**What is asked:** Starting from the line containing "Give me the TikZ source for this diagram.", give again every line through the end of the entries, word for word. Pictures stay out of the copy.

Rows from a dataset of charts and code
───

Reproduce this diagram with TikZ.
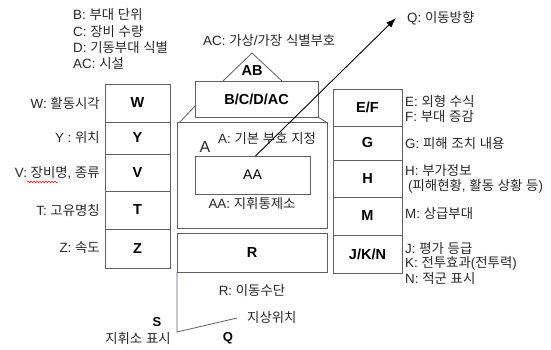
\documentclass[tikz,border=0pt]{standalone}
\usepackage{fontspec}
\setmainfont{Liberation Sans}
\newfontfamily\kr{Noto Sans CJK KR}
\newcommand\K[1]{{\kr #1}}
\usetikzlibrary{arrows.meta,decorations.pathmorphing,calc}
\definecolor{txtc}{RGB}{40,40,40}
\definecolor{linec}{RGB}{95,95,105}
\begin{document}
\begin{tikzpicture}[x=1pt,y=-1pt,
  txt/.style={font=\fontsize{13.4}{15}\selectfont, text=txtc, inner sep=0pt},
  bx/.style={draw=linec, line width=0.8pt, inner sep=0pt, outer sep=0pt, anchor=north west,
     font=\fontsize{14.5}{16}\selectfont\bfseries, text=black},
  ln/.style={draw=linec, line width=0.8pt}]
\useasboundingbox[fill=white] (0,0) rectangle (551,349);

% top-left legend
\node[txt, anchor=west] (tB) at (73,14) {B: \K{부대} \K{단위}};
\node[txt, anchor=west] (tC) at (73,31) {C: \K{장비} \K{수량}};
\node[txt, anchor=west] (tD) at (73,47) {D: \K{기동부대} \K{식별}};
\node[txt, anchor=west] (tAC) at (73,63) {AC: \K{시설}};
\node[txt, anchor=west] (tAC2) at (203,40) {AC: \K{가상}/\K{가장} \K{식별부호}};
\node[txt, anchor=west] (tQ) at (407,18) {Q: \K{이동방향}};

% left column
\node[bx, minimum width=65pt, minimum height=38pt] (W) at (105,84) {W};
\node[bx, minimum width=65pt, minimum height=32pt] (Y) at (105,122) {Y};
\node[bx, minimum width=65pt, minimum height=37pt] (V) at (105,154) {V};
\node[bx, minimum width=65pt, minimum height=38pt] (T) at (105,191) {T};
\node[bx, minimum width=65pt, minimum height=39pt] (Z) at (105,229) {Z};
\node[txt, anchor=east] (tW) at (100,103) {W: \K{활동시각}};
\node[txt, anchor=east] (tY) at (100,137) {Y : \K{위치}};
\node[txt, anchor=east] (tV) at (100,173) {V: \K{장비명}, \K{종류}};
\node[txt, anchor=east] (tT) at (100,210) {T: \K{고유명칭}};
\node[txt, anchor=east] (tZ) at (100,248) {Z: \K{속도}};
\coordinate (wv1) at (27,182);
\coordinate (wv2) at (58,182);
\draw[red, line width=0.5pt, decorate, decoration={snake, amplitude=0.8pt, segment length=3pt}] (wv1) -- (wv2);

% central body
\node[bx, minimum width=150pt, minimum height=106pt] (A) at (177,122) {};
\node[bx, minimum width=150pt, minimum height=39pt] (R) at (177,233) {R};
\node[bx, minimum width=123pt, minimum height=36pt] (BC) at (195,81) {B/C/D/AC};
\node[bx, minimum width=115pt, minimum height=38pt, font=\fontsize{14}{16}\selectfont] (AA) at (195,156) {AA};

% roof triangle
\coordinate (tl) at (223,81);
\coordinate (tt) at (252,53);
\coordinate (tr) at (282,81);
\draw[ln] (tl) -- (tt) -- (tr);
\node[font=\fontsize{14.5}{16}\selectfont\bfseries, inner sep=0pt] (AB) at (252,71) {AB};

% 3D joins
\coordinate (j1) at (180,122);
\coordinate (j2) at (195,106);
\coordinate (j3) at (318,117);
\coordinate (j4) at (326,122);
\draw[ln] (j1) -- (j2);
\draw[ln] (j3) -- (j4);

\node[font=\fontsize{16}{18}\selectfont, text=txtc, inner sep=0pt] (bigA) at (205,147) {A};
\node[txt, anchor=west] (tA) at (218,138) {A: \K{기본} \K{부호} \K{지정}};
\node[txt] (tAA) at (252,203) {AA: \K{지휘통제소}};
\node[txt] (tR) at (252,290) {R: \K{이동수단}};

% direction arrow
\coordinate (qtip) at (396,18);
\draw[line width=0.9pt, black, -{Latex[length=10pt,width=7pt]}] ($(AA.north)+(3,0)$) -- (qtip);

% staff / ground leg
\coordinate (legbot) at (177,332);
\coordinate (gnd) at (237,318);
\draw[ln] (R.south west) -- (legbot) -- (gnd);
\node[txt, anchor=west] (tG) at (247,317) {\K{지상위치}};
\node[font=\fontsize{13}{15}\selectfont\bfseries, inner sep=0pt] (S) at (157,322) {S};
\node[txt] (tS) at (138,338) {\K{지휘소} \K{표시}};
\node[font=\fontsize{13}{15}\selectfont\bfseries, inner sep=0pt] (Q) at (228,338) {Q};

% right column
\node[bx, minimum width=69pt, minimum height=37pt] (EF) at (333,89) {E/F};
\node[bx, minimum width=69pt, minimum height=34pt] (G) at (333,126) {G};
\node[bx, minimum width=69pt, minimum height=37pt] (H) at (333,160) {H};
\node[bx, minimum width=69pt, minimum height=38pt] (M) at (333,197) {M};
\node[bx, minimum width=69pt, minimum height=38pt] (JKN) at (333,235) {J/K/N};
\node[txt, anchor=west] (tE) at (405,101) {E: \K{외형} \K{수식}};
\node[txt, anchor=west] (tF) at (405,116) {F: \K{부대} \K{증감}};
\node[txt, anchor=west] (tGG) at (405,143) {G: \K{피해} \K{조치} \K{내용}};
\node[txt, anchor=west] (tH) at (405,170) {H: \K{부가정보}};
\node[txt, anchor=west] (tH2) at (408,186) {(\K{피해현황}, \K{활동} \K{상황} \K{등})};
\node[txt, anchor=west] (tM) at (405,213) {M: \K{상급부대}};
\node[txt, anchor=west] (tJ) at (405,248) {J: \K{평가} \K{등급}};
\node[txt, anchor=west] (tK) at (405,263) {K: \K{전투효과}(\K{전투력})};
\node[txt, anchor=west] (tN) at (405,278) {N: \K{적군} \K{표시}};
\end{tikzpicture}
\end{document}
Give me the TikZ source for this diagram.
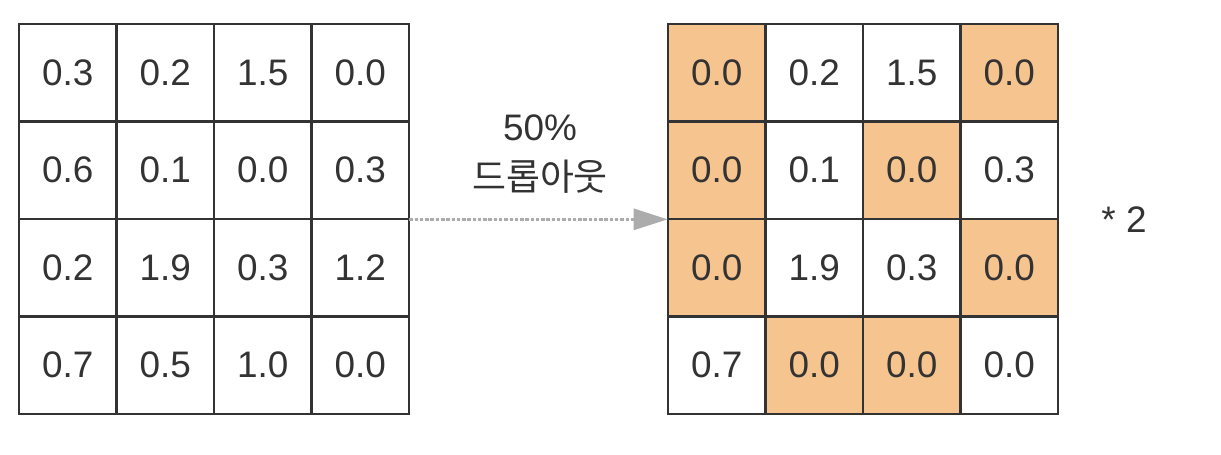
\documentclass[tikz,border=0pt]{standalone}
\usepackage{fontspec}
\setmainfont{Liberation Sans}
\newfontfamily\krfont{Noto Sans CJK KR}
\usetikzlibrary{arrows.meta, positioning}
\definecolor{dropcol}{HTML}{F6C48E}
\definecolor{inkcol}{HTML}{333333}
\begin{document}
\begin{tikzpicture}[
  cell/.style={rectangle, minimum width=1.95cm, minimum height=1.95cm, text=inkcol, font=\fontsize{21}{24}\selectfont},
  border/.style={draw=inkcol, line width=1.1pt},
  arrow/.style={-{Triangle[length=0.68cm, width=0.42cm]}, draw=gray!65, fill=gray!65, line width=1.6pt, dash pattern=on 2pt off 1pt},
  label/.style={text=inkcol, font=\fontsize{21}{28}\selectfont, align=center}
]
\useasboundingbox (0,0) rectangle (24.42,9.08);

% input
\foreach \row [count=\i] in {{0.3,0.2,1.5,0.0},{0.6,0.1,0.0,0.3},{0.2,1.9,0.3,1.2},{0.7,0.5,1.0,0.0}}
  \foreach \v [count=\j] in \row
    \node[cell, fill=white] (L-\i-\j) at ({0.38+1.95*(\j-0.5)},{8.6-1.95*(\i-0.5)}) {\v};

% after dropout
\foreach \row [count=\i] in {{dropcol/0.0,white/0.2,white/1.5,dropcol/0.0},{dropcol/0.0,white/0.1,dropcol/0.0,white/0.3},{dropcol/0.0,white/1.9,white/0.3,dropcol/0.0},{white/0.7,dropcol/0.0,dropcol/0.0,white/0.0}}
  \foreach \f/\v [count=\j] in \row
    \node[cell, fill=\f] (R-\i-\j) at ({13.36+1.95*(\j-0.5)},{8.6-1.95*(\i-0.5)}) {\v};

% cell borders on top
\foreach \i in {1,...,4}
  \foreach \j in {1,...,4} {
    \draw[border] (L-\i-\j.south west) rectangle (L-\i-\j.north east);
    \draw[border] (R-\i-\j.south west) rectangle (R-\i-\j.north east);
  }

\draw[arrow] (L-2-4.south east) -- (R-2-1.south west);
\node[label] (drop) at (10.8,6.0) {50\%\\{\krfont 드롭아웃}};
\node[label] (scale) at (22.48,4.68) {* 2};

\end{tikzpicture}
\end{document}
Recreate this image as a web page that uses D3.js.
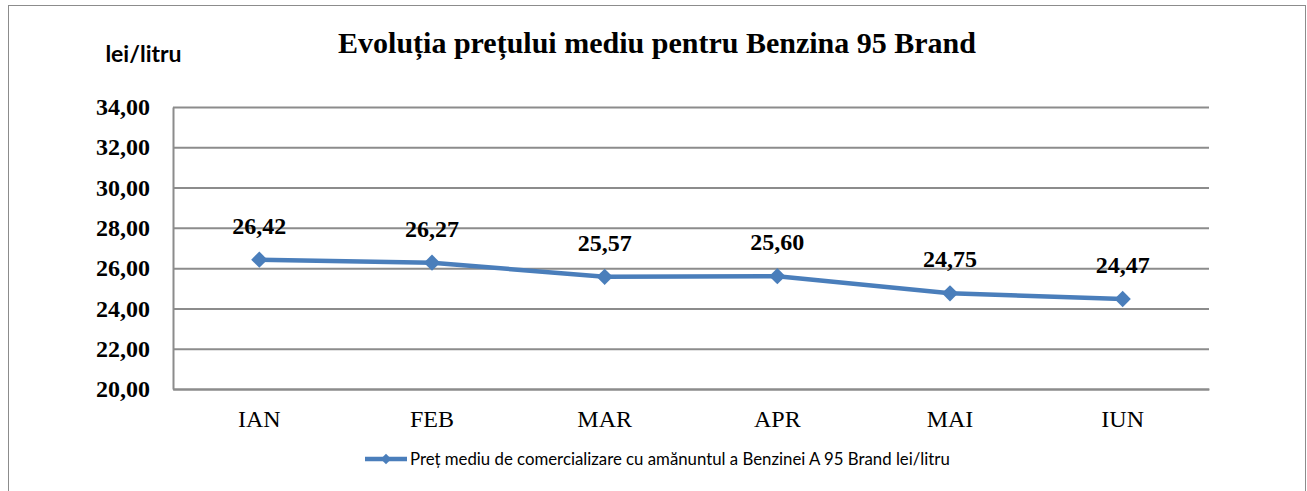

───

**Exercise solution:**
Give me the TikZ source for this diagram.
\documentclass[tikz,border=0pt]{standalone}
\usepackage{fontspec}
\setmainfont{Liberation Sans}
\newfontfamily\krfont{Noto Sans CJK KR}
\usetikzlibrary{arrows.meta, positioning}
\definecolor{dropcol}{HTML}{F6C48E}
\definecolor{inkcol}{HTML}{333333}
\begin{document}
\begin{tikzpicture}[
  cell/.style={rectangle, minimum width=1.95cm, minimum height=1.95cm, text=inkcol, font=\fontsize{21}{24}\selectfont},
  border/.style={draw=inkcol, line width=1.1pt},
  arrow/.style={-{Triangle[length=0.68cm, width=0.42cm]}, draw=gray!65, fill=gray!65, line width=1.6pt, dash pattern=on 2pt off 1pt},
  label/.style={text=inkcol, font=\fontsize{21}{28}\selectfont, align=center}
]
\useasboundingbox (0,0) rectangle (24.42,9.08);

% input
\foreach \row [count=\i] in {{0.3,0.2,1.5,0.0},{0.6,0.1,0.0,0.3},{0.2,1.9,0.3,1.2},{0.7,0.5,1.0,0.0}}
  \foreach \v [count=\j] in \row
    \node[cell, fill=white] (L-\i-\j) at ({0.38+1.95*(\j-0.5)},{8.6-1.95*(\i-0.5)}) {\v};

% after dropout
\foreach \row [count=\i] in {{dropcol/0.0,white/0.2,white/1.5,dropcol/0.0},{dropcol/0.0,white/0.1,dropcol/0.0,white/0.3},{dropcol/0.0,white/1.9,white/0.3,dropcol/0.0},{white/0.7,dropcol/0.0,dropcol/0.0,white/0.0}}
  \foreach \f/\v [count=\j] in \row
    \node[cell, fill=\f] (R-\i-\j) at ({13.36+1.95*(\j-0.5)},{8.6-1.95*(\i-0.5)}) {\v};

% cell borders on top
\foreach \i in {1,...,4}
  \foreach \j in {1,...,4} {
    \draw[border] (L-\i-\j.south west) rectangle (L-\i-\j.north east);
    \draw[border] (R-\i-\j.south west) rectangle (R-\i-\j.north east);
  }

\draw[arrow] (L-2-4.south east) -- (R-2-1.south west);
\node[label] (drop) at (10.8,6.0) {50\%\\{\krfont 드롭아웃}};
\node[label] (scale) at (22.48,4.68) {* 2};

\end{tikzpicture}
\end{document}
Recreate this image as a web page that uses D3.js.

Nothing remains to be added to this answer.